Problem requirements: Leave out any pictures and transcribe all other data below exactly.

--------

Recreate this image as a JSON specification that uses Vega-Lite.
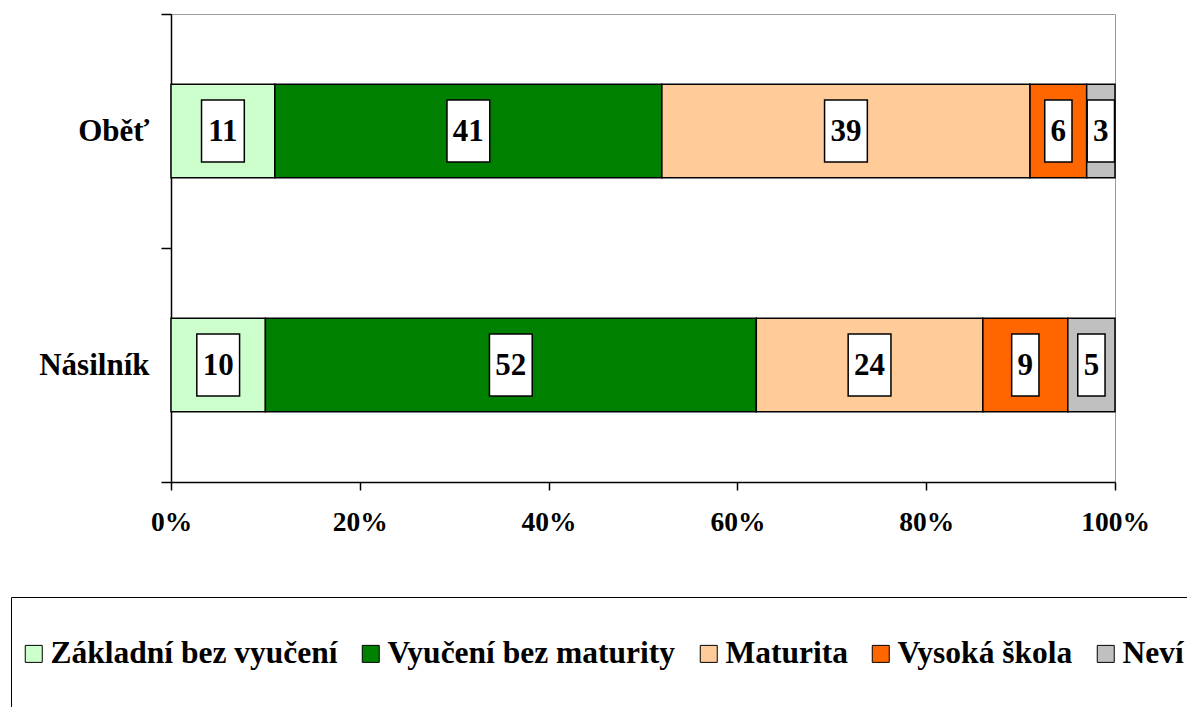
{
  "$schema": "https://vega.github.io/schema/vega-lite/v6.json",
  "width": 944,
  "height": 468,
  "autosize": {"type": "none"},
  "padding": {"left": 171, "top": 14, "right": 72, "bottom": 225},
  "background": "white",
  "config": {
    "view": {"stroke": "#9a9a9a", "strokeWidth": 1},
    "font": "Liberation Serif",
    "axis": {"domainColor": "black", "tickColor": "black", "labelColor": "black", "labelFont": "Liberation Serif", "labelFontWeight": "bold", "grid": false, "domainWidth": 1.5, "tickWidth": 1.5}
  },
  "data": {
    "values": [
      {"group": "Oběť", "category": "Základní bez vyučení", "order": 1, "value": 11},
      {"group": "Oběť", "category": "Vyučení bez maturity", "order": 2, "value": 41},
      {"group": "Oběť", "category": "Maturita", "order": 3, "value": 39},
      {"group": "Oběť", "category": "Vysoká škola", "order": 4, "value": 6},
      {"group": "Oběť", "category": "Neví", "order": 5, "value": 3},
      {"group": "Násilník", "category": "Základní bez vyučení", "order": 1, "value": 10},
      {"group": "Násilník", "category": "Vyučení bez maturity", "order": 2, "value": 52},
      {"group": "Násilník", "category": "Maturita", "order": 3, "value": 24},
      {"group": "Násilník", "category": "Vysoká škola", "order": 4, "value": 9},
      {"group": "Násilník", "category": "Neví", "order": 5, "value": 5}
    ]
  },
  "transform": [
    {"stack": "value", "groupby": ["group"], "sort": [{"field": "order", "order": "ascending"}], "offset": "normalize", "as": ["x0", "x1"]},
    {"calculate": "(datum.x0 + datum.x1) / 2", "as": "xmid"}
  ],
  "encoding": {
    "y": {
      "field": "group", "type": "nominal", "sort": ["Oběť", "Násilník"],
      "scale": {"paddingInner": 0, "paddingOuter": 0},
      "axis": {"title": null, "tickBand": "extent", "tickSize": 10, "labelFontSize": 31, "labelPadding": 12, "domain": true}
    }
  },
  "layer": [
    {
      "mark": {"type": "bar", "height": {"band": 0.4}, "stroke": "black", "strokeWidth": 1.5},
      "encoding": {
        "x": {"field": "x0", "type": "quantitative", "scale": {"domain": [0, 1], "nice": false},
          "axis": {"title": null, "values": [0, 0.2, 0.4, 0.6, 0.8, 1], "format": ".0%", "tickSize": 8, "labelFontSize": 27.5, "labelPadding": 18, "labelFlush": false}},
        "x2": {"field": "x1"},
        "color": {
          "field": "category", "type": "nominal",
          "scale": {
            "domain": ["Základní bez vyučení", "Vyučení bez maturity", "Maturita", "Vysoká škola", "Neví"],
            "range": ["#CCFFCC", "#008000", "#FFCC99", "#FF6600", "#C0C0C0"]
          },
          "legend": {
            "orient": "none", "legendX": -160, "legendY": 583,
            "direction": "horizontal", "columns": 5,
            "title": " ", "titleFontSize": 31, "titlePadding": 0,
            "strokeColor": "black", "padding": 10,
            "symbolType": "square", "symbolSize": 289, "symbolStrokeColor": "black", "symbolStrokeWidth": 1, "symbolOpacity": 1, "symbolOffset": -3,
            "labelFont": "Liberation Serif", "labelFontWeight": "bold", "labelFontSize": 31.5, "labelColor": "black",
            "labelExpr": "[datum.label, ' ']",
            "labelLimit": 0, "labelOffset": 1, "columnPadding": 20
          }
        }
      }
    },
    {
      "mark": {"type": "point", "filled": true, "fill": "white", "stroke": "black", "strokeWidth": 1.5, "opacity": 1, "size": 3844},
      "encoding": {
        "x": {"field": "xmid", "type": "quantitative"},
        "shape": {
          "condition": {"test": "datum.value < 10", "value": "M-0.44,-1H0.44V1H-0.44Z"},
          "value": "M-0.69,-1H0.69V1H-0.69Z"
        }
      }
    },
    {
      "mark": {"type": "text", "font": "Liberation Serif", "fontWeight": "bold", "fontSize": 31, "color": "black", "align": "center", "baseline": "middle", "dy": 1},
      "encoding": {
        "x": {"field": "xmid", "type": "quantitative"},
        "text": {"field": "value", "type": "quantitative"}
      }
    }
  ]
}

--------

Expected answer:
Recreate this image as a JSON specification that uses Vega-Lite.
{
  "$schema": "https://vega.github.io/schema/vega-lite/v6.json",
  "width": 944,
  "height": 468,
  "autosize": {"type": "none"},
  "padding": {"left": 171, "top": 14, "right": 72, "bottom": 225},
  "background": "white",
  "config": {
    "view": {"stroke": "#9a9a9a", "strokeWidth": 1},
    "font": "Liberation Serif",
    "axis": {"domainColor": "black", "tickColor": "black", "labelColor": "black", "labelFont": "Liberation Serif", "labelFontWeight": "bold", "grid": false, "domainWidth": 1.5, "tickWidth": 1.5}
  },
  "data": {
    "values": [
      {"group": "Oběť", "category": "Základní bez vyučení", "order": 1, "value": 11},
      {"group": "Oběť", "category": "Vyučení bez maturity", "order": 2, "value": 41},
      {"group": "Oběť", "category": "Maturita", "order": 3, "value": 39},
      {"group": "Oběť", "category": "Vysoká škola", "order": 4, "value": 6},
      {"group": "Oběť", "category": "Neví", "order": 5, "value": 3},
      {"group": "Násilník", "category": "Základní bez vyučení", "order": 1, "value": 10},
      {"group": "Násilník", "category": "Vyučení bez maturity", "order": 2, "value": 52},
      {"group": "Násilník", "category": "Maturita", "order": 3, "value": 24},
      {"group": "Násilník", "category": "Vysoká škola", "order": 4, "value": 9},
      {"group": "Násilník", "category": "Neví", "order": 5, "value": 5}
    ]
  },
  "transform": [
    {"stack": "value", "groupby": ["group"], "sort": [{"field": "order", "order": "ascending"}], "offset": "normalize", "as": ["x0", "x1"]},
    {"calculate": "(datum.x0 + datum.x1) / 2", "as": "xmid"}
  ],
  "encoding": {
    "y": {
      "field": "group", "type": "nominal", "sort": ["Oběť", "Násilník"],
      "scale": {"paddingInner": 0, "paddingOuter": 0},
      "axis": {"title": null, "tickBand": "extent", "tickSize": 10, "labelFontSize": 31, "labelPadding": 12, "domain": true}
    }
  },
  "layer": [
    {
      "mark": {"type": "bar", "height": {"band": 0.4}, "stroke": "black", "strokeWidth": 1.5},
      "encoding": {
        "x": {"field": "x0", "type": "quantitative", "scale": {"domain": [0, 1], "nice": false},
          "axis": {"title": null, "values": [0, 0.2, 0.4, 0.6, 0.8, 1], "format": ".0%", "tickSize": 8, "labelFontSize": 27.5, "labelPadding": 18, "labelFlush": false}},
        "x2": {"field": "x1"},
        "color": {
          "field": "category", "type": "nominal",
          "scale": {
            "domain": ["Základní bez vyučení", "Vyučení bez maturity", "Maturita", "Vysoká škola", "Neví"],
            "range": ["#CCFFCC", "#008000", "#FFCC99", "#FF6600", "#C0C0C0"]
          },
          "legend": {
            "orient": "none", "legendX": -160, "legendY": 583,
            "direction": "horizontal", "columns": 5,
            "title": " ", "titleFontSize": 31, "titlePadding": 0,
            "strokeColor": "black", "padding": 10,
            "symbolType": "square", "symbolSize": 289, "symbolStrokeColor": "black", "symbolStrokeWidth": 1, "symbolOpacity": 1, "symbolOffset": -3,
            "labelFont": "Liberation Serif", "labelFontWeight": "bold", "labelFontSize": 31.5, "labelColor": "black",
            "labelExpr": "[datum.label, ' ']",
            "labelLimit": 0, "labelOffset": 1, "columnPadding": 20
          }
        }
      }
    },
    {
      "mark": {"type": "point", "filled": true, "fill": "white", "stroke": "black", "strokeWidth": 1.5, "opacity": 1, "size": 3844},
      "encoding": {
        "x": {"field": "xmid", "type": "quantitative"},
        "shape": {
          "condition": {"test": "datum.value < 10", "value": "M-0.44,-1H0.44V1H-0.44Z"},
          "value": "M-0.69,-1H0.69V1H-0.69Z"
        }
      }
    },
    {
      "mark": {"type": "text", "font": "Liberation Serif", "fontWeight": "bold", "fontSize": 31, "color": "black", "align": "center", "baseline": "middle", "dy": 1},
      "encoding": {
        "x": {"field": "xmid", "type": "quantitative"},
        "text": {"field": "value", "type": "quantitative"}
      }
    }
  ]
}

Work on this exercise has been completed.